Il plut à la France de laisser perdre en un jour tout le fruit d’un règne. Lord Palmerston apprit avec joie la chute de M. Guizot. « Guizot a cru, écrit-il à lord Minto le 24 février, qu’avec un parlement à ses gages et une majorité obtenue par la corruption, il pourrait contrôler la volonté nationale, et le résultat a été que la volonté nationale a été dominée par les armes populaires.
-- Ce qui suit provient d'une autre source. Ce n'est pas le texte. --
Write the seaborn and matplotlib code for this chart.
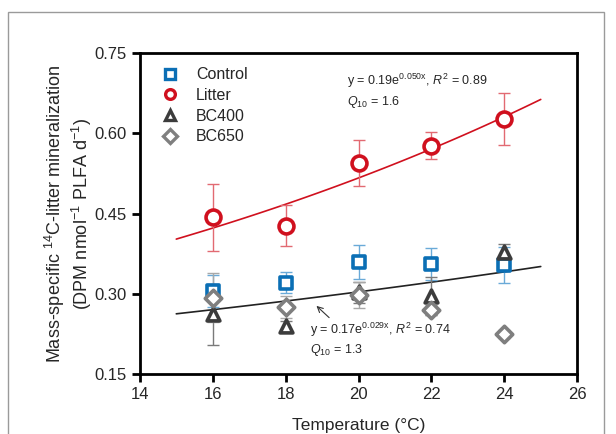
import numpy as np
import pandas as pd
import matplotlib
matplotlib.use("Agg")
import matplotlib.pyplot as plt
import seaborn as sns

temps = [16, 18, 20, 22, 24]
groups = ["Control", "Litter", "BC400", "BC650"]

control = [0.306, 0.321, 0.359, 0.355, 0.354]
control_err = [0.030, 0.020, 0.032, 0.030, 0.034]
litter = [0.443, 0.427, 0.545, 0.577, 0.627]
litter_err = [0.063, 0.038, 0.043, 0.026, 0.049]
bc400 = [0.262, 0.240, 0.303, 0.296, 0.379]
bc400_err = [0.057, 0.010, 0.020, 0.035, 0.015]
bc650 = [0.293, 0.275, 0.298, 0.270, 0.225]
bc650_err = [0.045, 0.020, 0.024, 0.010, 0.008]

# fitted exponential models (y = a*exp(b*x)) as printed on the chart
fit_litter = (0.19, 0.050)
fit_other = (0.17, 0.029)
fit_range = (15, 25)

values = {"Control": (control, control_err), "Litter": (litter, litter_err),
          "BC400": (bc400, bc400_err), "BC650": (bc650, bc650_err)}
markers = {"Control": "s", "Litter": "o", "BC400": "^", "BC650": "D"}
colors = {"Control": "#0b6fb5", "Litter": "#d0101e", "BC400": "#3c3c3c", "BC650": "#7f7f7f"}
err_colors = {"Control": "#6aaad8", "Litter": "#e26a72", "BC400": "#7a7a7a", "BC650": "#a8a8a8"}
sizes = {"Control": 75, "Litter": 115, "BC400": 85, "BC650": 70}

sns.set_style("ticks")
plt.rcParams["font.family"] = ["Liberation Sans", "DejaVu Sans"]
plt.rcParams["mathtext.fontset"] = "custom"
plt.rcParams["mathtext.rm"] = "Liberation Sans"
plt.rcParams["mathtext.it"] = "Liberation Sans:italic"

fig = plt.figure(figsize=(6.16, 4.34), dpi=100)
ax = fig.add_axes([0.227, 0.138, 0.710, 0.740])

# outer frame
fig.patches.append(plt.Rectangle((8 / 616, -0.1), 596 / 616, 1.1 - 12 / 434,
                                 transform=fig.transFigure, fill=False,
                                 edgecolor="#9a9a9a", linewidth=1.0))

# fit lines
xs = np.linspace(fit_range[0], fit_range[1], 100)
sns.lineplot(x=xs, y=fit_litter[0] * np.exp(fit_litter[1] * xs), color="#d0101e",
             linewidth=1.2, ax=ax)
sns.lineplot(x=xs, y=fit_other[0] * np.exp(fit_other[1] * xs), color="#222222",
             linewidth=1.2, ax=ax)

handles = []
for g in groups:
    v, e = values[g]
    ax.errorbar(temps, v, yerr=e, fmt="none", ecolor=err_colors[g],
                elinewidth=1.0, capsize=4, capthick=1.0, zorder=2)
for g in groups:
    v, e = values[g]
    sns.scatterplot(x=temps, y=v, marker=markers[g], s=sizes[g], facecolor="white",
                    edgecolor=colors[g], linewidth=2.6, ax=ax, zorder=3)
    h = plt.Line2D([], [], linestyle="none", marker=markers[g], markersize=7,
                   markerfacecolor="white", markeredgecolor=colors[g],
                   markeredgewidth=2.4, label=g)
    handles.append(h)

ax.legend(handles=handles, loc="upper left", bbox_to_anchor=(0.015, 1.0),
          frameon=False, fontsize=11.5, handletextpad=1.0, labelspacing=0.35,
          handlelength=1.2)

ax.text(19.68, 0.698, r"y = 0.19e$^{\mathrm{0.050x}}$, $R^2$ = 0.89", fontsize=9, va="center")
ax.text(19.68, 0.659, r"$Q_{10}$ = 1.6", fontsize=9, va="center")
ax.text(18.67, 0.232, r"y = 0.17e$^{\mathrm{0.029x}}$, $R^2$ = 0.74", fontsize=9, va="center")
ax.text(18.67, 0.195, r"$Q_{10}$ = 1.3", fontsize=9, va="center")
ax.annotate("", xy=(18.79, 0.281), xytext=(19.25, 0.252),
            arrowprops=dict(arrowstyle="->", color="#333333", lw=0.8))

ax.set_xlim(14, 26)
ax.set_ylim(0.15, 0.75)
ax.set_xticks([14, 16, 18, 20, 22, 24, 26])
ax.set_yticks([0.15, 0.30, 0.45, 0.60, 0.75])
ax.set_yticklabels(["0.15", "0.30", "0.45", "0.60", "0.75"])
for s in ax.spines.values():
    s.set_linewidth(2)
    s.set_color("black")
ax.tick_params(width=2, length=6, labelsize=12, color="black")
ax.set_xlabel("Temperature (°C)", fontsize=12.5, labelpad=11)
ax.set_ylabel("Mass-specific $^{14}$C-litter mineralization\n(DPM nmol$^{-1}$ PLFA d$^{-1}$)",
              fontsize=13, labelpad=0)

fig.savefig("out.png", dpi=100)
Tout le monde s’en va disant que Louis-Philippe est le plus sage des hommes ; je l’ai toujours regardé comme un des plus rusés et conséquemment pas comme un des plus sages… Cette abdication du roi des barricades sur une sommation de la garde nationale est un curieux exemple de justice politique et poétique. » Lorsqu’il écrivait ces lignes injurieuses, il ne savait pas encore que l’abdication du roi avait été suivie d’une révolution. Quand lord Normanby lui apprend la proclamation de la république, il lui commande tout de suite de rester à son poste ; il se charge d’empêcher l’Europe de se mêler des affaires de la France. Il faut en revanche que les nouveaux gouvernans empêchent la France de se jeter sur aucune partie de l’Europe. « Sur cette base, ajoute-t-il, nos relations avec la France peuvent être placées sur un pied plus affectueux qu’elles ne l’étaient ou n’avaient chance de l’être avec Louis-Philippe et Guizot. » (26 février 1848.)
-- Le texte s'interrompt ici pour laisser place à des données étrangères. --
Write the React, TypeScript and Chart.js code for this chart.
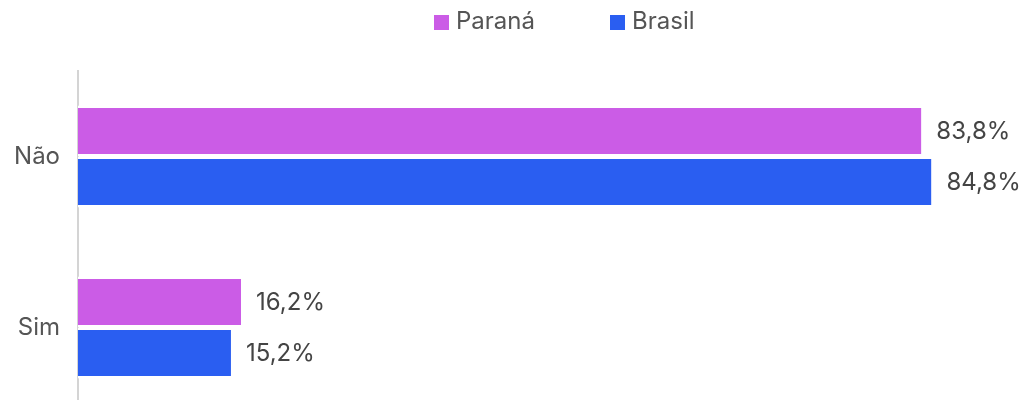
import React, { useEffect, useRef } from "react";
import { Chart, registerables } from "chart.js";

Chart.register(...registerables);

const categories = ["Não", "Sim"];
const seriesNames = ["Paraná", "Brasil"];
const paranaValues = [83.8, 16.2];
const brasilValues = [84.8, 15.2];
const seriesColors = ["#CB5CE6", "#2A5EF1"];

const FONT = "Inter, Roboto, 'Noto Sans', sans-serif";
const FONT_SIZE = 24;

const fmt = (v: number) => v.toFixed(1).replace(".", ",") + "%";

const valueLabels = {
  id: "valueLabels",
  afterDatasetsDraw(chart: any) {
    const ctx = chart.ctx;
    ctx.save();
    ctx.font = `${FONT_SIZE}px ${FONT}`;
    ctx.fillStyle = "#444444";
    ctx.textBaseline = "middle";
    ctx.textAlign = "left";
    chart.data.datasets.forEach((ds: any, i: number) => {
      const meta = chart.getDatasetMeta(i);
      meta.data.forEach((bar: any, j: number) => {
        ctx.fillText(fmt(ds.data[j]), bar.x + 15, bar.y + 1);
      });
    });
    ctx.restore();
  },
};

const topLegend = {
  id: "topLegend",
  afterDraw(chart: any) {
    const ctx = chart.ctx;
    const xs = [426, 602];
    ctx.save();
    ctx.font = `${FONT_SIZE}px ${FONT}`;
    ctx.textBaseline = "middle";
    ctx.textAlign = "left";
    chart.data.datasets.forEach((ds: any, i: number) => {
      ctx.fillStyle = ds.backgroundColor;
      ctx.fillRect(xs[i], 7, 15, 15);
      ctx.fillStyle = "#555555";
      ctx.fillText(ds.label, xs[i] + 22, 14);
    });
    ctx.restore();
  },
};

export default function App() {
  const ref = useRef<HTMLCanvasElement | null>(null);

  useEffect(() => {
    if (!ref.current) return;
    const barBorder = { top: 2.5, bottom: 2.5, left: 0, right: 0 };
    const chart = new Chart(ref.current, {
      type: "bar",
      data: {
        labels: categories,
        datasets: [
          {
            label: seriesNames[0],
            data: paranaValues,
            backgroundColor: seriesColors[0],
            borderColor: "#ffffff",
            borderWidth: barBorder,
            borderSkipped: false,
            categoryPercentage: 0.596,
            barPercentage: 1,
          },
          {
            label: seriesNames[1],
            data: brasilValues,
            backgroundColor: seriesColors[1],
            borderColor: "#ffffff",
            borderWidth: barBorder,
            borderSkipped: false,
            categoryPercentage: 0.596,
            barPercentage: 1,
          },
        ],
      },
      options: {
        indexAxis: "y",
        animation: false,
        responsive: false,
        maintainAspectRatio: false,
        layout: { padding: { top: 63, bottom: 18, left: 0, right: 0 } },
        plugins: {
          legend: { display: false },
          tooltip: { enabled: false },
        },
        scales: {
          x: { display: false, min: 0, max: 93.6 },
          y: {
            grid: { display: false, drawTicks: false },
            border: { display: true, color: "#d4d4d4", width: 2 },
            ticks: {
              color: "#555555",
              padding: 18,
              font: { family: FONT, size: FONT_SIZE },
            },
            afterFit: (scale: any) => {
              scale.width = 70;
              scale.paddingTop = 0;
              scale.paddingBottom = 0;
            },
          },
        },
      },
      plugins: [valueLabels, topLegend],
    } as any);
    return () => chart.destroy();
  }, []);

  return (
    <div style={{ width: 1012, height: 400, overflow: "hidden", marginBottom: -8 }}>
      <canvas ref={ref} width={1012} height={423} style={{ display: "block", width: 1012, height: 423 }} />
    </div>
  );
}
Palmerston moralisait sur ce roi, qui avait passé par toutes les vicissitudes humaines et depuis la condition du maître d’école jusqu’à la pompe du trône, » mais, seul de tous les hommes d’état anglais, il n’alla pas saluer dans le malheur celui qu’il avait été naguère voir aux Tuileries. On ne le vit jamais à Claremont. Il croyait à la « poésie » de la justice, il ne comprenait pas la poésie de l’oubli, de la générosité ; il était de ceux dont les haines ne se refroidissent pas même sur les tombes.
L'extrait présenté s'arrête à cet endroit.